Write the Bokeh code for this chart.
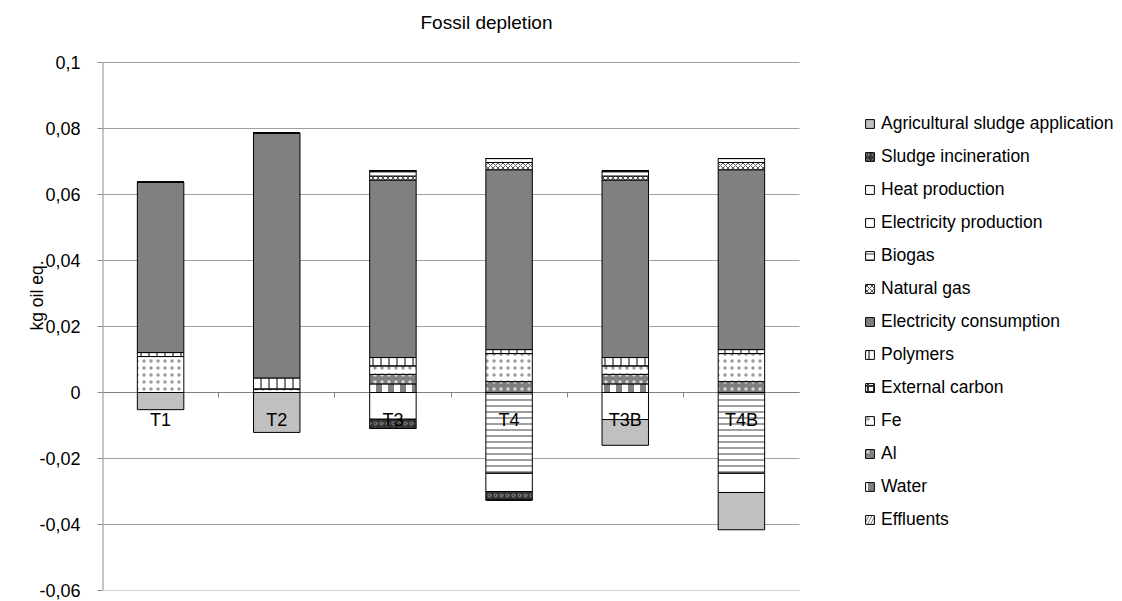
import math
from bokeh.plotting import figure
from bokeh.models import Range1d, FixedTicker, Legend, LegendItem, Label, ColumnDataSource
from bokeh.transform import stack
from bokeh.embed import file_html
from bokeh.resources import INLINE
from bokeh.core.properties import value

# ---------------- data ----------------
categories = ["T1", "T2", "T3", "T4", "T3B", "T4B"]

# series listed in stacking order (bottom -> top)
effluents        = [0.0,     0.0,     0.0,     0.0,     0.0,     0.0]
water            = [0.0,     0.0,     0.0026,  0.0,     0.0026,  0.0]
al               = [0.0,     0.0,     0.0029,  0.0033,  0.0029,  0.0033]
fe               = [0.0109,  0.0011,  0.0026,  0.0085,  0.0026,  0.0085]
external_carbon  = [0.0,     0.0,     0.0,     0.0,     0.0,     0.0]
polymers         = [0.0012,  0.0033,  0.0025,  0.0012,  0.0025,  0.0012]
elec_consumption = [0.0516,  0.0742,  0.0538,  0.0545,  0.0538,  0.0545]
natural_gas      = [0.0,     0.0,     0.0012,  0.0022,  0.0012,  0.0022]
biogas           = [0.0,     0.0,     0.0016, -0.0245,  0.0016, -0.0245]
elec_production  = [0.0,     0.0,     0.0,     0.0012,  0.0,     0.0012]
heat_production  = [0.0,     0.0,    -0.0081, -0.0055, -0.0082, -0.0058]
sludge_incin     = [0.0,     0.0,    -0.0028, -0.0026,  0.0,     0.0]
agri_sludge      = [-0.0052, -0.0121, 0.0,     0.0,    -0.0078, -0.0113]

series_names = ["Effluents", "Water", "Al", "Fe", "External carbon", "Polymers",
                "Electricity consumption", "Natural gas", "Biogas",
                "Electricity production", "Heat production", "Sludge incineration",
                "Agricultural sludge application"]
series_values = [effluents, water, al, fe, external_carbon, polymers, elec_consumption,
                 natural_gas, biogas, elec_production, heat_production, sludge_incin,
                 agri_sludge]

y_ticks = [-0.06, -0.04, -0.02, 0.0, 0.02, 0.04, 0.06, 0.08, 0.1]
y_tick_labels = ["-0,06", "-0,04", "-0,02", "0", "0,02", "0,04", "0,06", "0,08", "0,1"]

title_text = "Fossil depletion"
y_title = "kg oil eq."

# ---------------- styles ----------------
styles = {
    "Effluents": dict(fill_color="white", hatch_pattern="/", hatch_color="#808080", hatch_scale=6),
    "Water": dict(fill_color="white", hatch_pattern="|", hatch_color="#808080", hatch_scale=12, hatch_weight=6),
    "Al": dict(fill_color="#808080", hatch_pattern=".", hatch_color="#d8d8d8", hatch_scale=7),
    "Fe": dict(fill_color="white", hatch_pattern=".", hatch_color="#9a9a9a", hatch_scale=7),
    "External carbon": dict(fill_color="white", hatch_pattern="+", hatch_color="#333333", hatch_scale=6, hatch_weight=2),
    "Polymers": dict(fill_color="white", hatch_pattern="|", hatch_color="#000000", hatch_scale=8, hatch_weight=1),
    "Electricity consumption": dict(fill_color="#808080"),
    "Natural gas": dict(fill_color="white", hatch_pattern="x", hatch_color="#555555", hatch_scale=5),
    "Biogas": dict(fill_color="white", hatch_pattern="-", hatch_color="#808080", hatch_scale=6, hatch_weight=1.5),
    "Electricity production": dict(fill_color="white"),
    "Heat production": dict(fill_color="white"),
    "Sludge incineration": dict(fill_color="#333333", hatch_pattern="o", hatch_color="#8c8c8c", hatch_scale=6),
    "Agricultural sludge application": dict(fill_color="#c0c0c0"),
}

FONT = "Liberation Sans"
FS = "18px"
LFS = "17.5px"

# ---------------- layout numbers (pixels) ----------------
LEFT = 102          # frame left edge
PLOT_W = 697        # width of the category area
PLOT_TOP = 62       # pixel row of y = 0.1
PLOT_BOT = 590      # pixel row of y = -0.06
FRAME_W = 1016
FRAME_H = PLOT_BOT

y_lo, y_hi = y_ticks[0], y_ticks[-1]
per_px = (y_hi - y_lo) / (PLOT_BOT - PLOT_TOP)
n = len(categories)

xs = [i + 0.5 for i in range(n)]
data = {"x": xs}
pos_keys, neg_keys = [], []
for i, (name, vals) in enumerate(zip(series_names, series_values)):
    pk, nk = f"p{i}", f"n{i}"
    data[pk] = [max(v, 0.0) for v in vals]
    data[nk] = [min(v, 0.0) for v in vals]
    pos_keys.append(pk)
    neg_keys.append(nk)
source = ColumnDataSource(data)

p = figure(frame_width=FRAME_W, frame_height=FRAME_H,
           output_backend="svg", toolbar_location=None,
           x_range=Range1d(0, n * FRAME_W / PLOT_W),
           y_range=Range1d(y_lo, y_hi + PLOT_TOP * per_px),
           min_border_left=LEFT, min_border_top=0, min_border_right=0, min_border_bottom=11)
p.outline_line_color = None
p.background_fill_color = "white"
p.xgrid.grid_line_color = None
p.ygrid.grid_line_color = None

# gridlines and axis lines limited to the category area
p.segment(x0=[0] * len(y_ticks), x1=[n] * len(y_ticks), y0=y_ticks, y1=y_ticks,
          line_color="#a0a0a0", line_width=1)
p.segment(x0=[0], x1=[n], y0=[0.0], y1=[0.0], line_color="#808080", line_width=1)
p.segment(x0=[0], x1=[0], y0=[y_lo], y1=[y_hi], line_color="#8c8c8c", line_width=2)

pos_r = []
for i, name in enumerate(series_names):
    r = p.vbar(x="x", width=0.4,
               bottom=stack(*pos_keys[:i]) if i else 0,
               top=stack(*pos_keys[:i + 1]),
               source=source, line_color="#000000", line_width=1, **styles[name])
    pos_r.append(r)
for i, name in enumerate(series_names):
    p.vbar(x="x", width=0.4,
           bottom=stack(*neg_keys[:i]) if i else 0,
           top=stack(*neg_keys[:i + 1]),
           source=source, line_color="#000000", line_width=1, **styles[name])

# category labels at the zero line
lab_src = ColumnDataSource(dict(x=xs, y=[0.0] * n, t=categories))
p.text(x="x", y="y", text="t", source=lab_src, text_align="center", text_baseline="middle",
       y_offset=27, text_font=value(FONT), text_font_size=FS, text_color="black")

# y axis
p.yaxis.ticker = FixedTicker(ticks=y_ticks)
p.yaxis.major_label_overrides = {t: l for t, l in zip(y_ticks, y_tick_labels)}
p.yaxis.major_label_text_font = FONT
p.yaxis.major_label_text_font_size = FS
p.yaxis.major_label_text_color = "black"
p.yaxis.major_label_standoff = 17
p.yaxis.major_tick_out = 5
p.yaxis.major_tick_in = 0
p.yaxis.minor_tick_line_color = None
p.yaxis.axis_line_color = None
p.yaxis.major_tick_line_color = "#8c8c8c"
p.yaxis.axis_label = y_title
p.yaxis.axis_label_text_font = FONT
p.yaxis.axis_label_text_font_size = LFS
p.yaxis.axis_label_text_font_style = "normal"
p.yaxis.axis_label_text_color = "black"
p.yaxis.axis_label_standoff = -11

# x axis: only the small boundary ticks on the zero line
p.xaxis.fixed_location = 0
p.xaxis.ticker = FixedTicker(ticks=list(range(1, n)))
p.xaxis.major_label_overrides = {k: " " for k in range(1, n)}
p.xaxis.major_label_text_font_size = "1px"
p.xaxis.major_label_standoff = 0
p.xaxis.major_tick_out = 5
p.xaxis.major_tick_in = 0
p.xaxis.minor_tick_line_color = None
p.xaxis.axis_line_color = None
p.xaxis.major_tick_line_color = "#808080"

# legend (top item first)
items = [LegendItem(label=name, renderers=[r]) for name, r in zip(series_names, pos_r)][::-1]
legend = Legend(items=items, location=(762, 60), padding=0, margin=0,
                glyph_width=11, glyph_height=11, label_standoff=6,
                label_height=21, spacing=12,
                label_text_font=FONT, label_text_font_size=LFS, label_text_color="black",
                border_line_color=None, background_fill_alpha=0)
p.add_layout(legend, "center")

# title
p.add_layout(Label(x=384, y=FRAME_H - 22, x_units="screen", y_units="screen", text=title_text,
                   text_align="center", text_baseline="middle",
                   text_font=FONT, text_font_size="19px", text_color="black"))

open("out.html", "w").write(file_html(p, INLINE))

____

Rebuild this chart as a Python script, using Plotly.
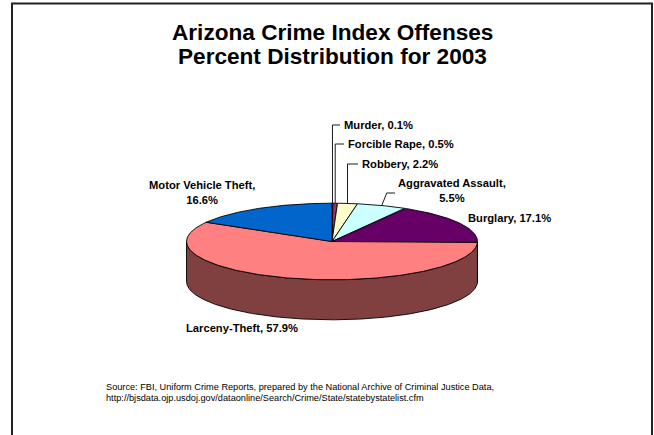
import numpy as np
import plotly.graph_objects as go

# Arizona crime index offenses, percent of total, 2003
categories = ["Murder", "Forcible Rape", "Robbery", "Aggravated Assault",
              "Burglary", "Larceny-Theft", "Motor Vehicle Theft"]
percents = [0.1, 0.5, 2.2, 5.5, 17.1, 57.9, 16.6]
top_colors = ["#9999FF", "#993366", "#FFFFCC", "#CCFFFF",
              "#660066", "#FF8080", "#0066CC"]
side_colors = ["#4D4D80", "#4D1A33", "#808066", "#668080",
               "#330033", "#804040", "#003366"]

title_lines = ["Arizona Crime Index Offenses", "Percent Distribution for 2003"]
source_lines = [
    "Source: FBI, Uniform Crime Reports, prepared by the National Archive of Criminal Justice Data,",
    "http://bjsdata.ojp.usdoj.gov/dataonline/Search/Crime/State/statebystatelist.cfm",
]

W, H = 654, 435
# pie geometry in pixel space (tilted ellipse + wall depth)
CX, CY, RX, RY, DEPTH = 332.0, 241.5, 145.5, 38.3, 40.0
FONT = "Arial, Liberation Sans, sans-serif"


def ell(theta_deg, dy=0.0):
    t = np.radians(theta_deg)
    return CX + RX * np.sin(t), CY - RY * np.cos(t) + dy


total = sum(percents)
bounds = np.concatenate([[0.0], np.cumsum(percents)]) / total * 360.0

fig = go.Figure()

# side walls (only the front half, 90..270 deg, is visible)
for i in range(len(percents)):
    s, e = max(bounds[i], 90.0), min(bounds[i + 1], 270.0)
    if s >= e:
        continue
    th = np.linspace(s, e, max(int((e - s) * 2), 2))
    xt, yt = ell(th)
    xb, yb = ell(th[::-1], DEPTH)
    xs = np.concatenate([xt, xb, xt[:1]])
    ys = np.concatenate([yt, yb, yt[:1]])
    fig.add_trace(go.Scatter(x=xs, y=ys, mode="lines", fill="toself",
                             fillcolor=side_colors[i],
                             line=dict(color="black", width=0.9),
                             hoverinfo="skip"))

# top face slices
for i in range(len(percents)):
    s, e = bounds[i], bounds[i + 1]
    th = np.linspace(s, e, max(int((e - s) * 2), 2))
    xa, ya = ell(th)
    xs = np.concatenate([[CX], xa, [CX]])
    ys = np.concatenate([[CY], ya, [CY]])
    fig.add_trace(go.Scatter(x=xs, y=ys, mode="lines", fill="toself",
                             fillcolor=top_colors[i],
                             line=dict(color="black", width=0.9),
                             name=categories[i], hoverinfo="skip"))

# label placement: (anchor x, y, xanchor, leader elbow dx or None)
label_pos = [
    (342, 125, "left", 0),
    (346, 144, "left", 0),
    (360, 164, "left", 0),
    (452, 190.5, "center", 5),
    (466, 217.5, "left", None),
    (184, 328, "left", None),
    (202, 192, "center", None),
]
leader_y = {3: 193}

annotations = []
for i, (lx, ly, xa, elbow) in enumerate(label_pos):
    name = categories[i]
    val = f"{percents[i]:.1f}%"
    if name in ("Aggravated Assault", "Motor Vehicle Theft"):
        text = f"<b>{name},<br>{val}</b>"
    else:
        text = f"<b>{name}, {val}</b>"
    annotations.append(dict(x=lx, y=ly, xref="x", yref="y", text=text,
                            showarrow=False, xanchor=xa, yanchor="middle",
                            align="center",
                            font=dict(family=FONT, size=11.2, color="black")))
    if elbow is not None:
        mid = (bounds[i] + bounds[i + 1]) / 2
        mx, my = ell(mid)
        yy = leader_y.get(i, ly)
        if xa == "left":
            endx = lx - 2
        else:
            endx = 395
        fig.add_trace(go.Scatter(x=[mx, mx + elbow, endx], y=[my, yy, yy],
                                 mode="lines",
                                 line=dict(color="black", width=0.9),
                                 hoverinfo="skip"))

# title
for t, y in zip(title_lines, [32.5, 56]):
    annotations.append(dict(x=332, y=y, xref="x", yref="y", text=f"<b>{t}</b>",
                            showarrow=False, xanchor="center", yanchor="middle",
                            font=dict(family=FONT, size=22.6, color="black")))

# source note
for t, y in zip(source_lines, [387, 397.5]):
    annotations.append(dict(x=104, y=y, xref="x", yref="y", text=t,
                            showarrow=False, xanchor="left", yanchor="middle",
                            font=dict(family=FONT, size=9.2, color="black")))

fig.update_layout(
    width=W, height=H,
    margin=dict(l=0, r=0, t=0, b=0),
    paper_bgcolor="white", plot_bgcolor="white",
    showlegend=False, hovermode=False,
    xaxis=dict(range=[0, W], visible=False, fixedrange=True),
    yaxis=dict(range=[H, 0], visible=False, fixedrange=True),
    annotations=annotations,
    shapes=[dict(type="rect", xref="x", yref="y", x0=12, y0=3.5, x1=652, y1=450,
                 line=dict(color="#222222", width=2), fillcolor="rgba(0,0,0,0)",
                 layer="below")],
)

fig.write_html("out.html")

____

*Problem statement*. Your task is to reproduce only the lines from the one with "Rebuild this chart" through the one with "fig = go.Figure()", keeping both ends. Skip every picture.

*Full answer*.
Rebuild this chart as a Python script, using Plotly.
import numpy as np
import plotly.graph_objects as go

# Arizona crime index offenses, percent of total, 2003
categories = ["Murder", "Forcible Rape", "Robbery", "Aggravated Assault",
              "Burglary", "Larceny-Theft", "Motor Vehicle Theft"]
percents = [0.1, 0.5, 2.2, 5.5, 17.1, 57.9, 16.6]
top_colors = ["#9999FF", "#993366", "#FFFFCC", "#CCFFFF",
              "#660066", "#FF8080", "#0066CC"]
side_colors = ["#4D4D80", "#4D1A33", "#808066", "#668080",
               "#330033", "#804040", "#003366"]

title_lines = ["Arizona Crime Index Offenses", "Percent Distribution for 2003"]
source_lines = [
    "Source: FBI, Uniform Crime Reports, prepared by the National Archive of Criminal Justice Data,",
    "http://bjsdata.ojp.usdoj.gov/dataonline/Search/Crime/State/statebystatelist.cfm",
]

W, H = 654, 435
# pie geometry in pixel space (tilted ellipse + wall depth)
CX, CY, RX, RY, DEPTH = 332.0, 241.5, 145.5, 38.3, 40.0
FONT = "Arial, Liberation Sans, sans-serif"


def ell(theta_deg, dy=0.0):
    t = np.radians(theta_deg)
    return CX + RX * np.sin(t), CY - RY * np.cos(t) + dy


total = sum(percents)
bounds = np.concatenate([[0.0], np.cumsum(percents)]) / total * 360.0

fig = go.Figure()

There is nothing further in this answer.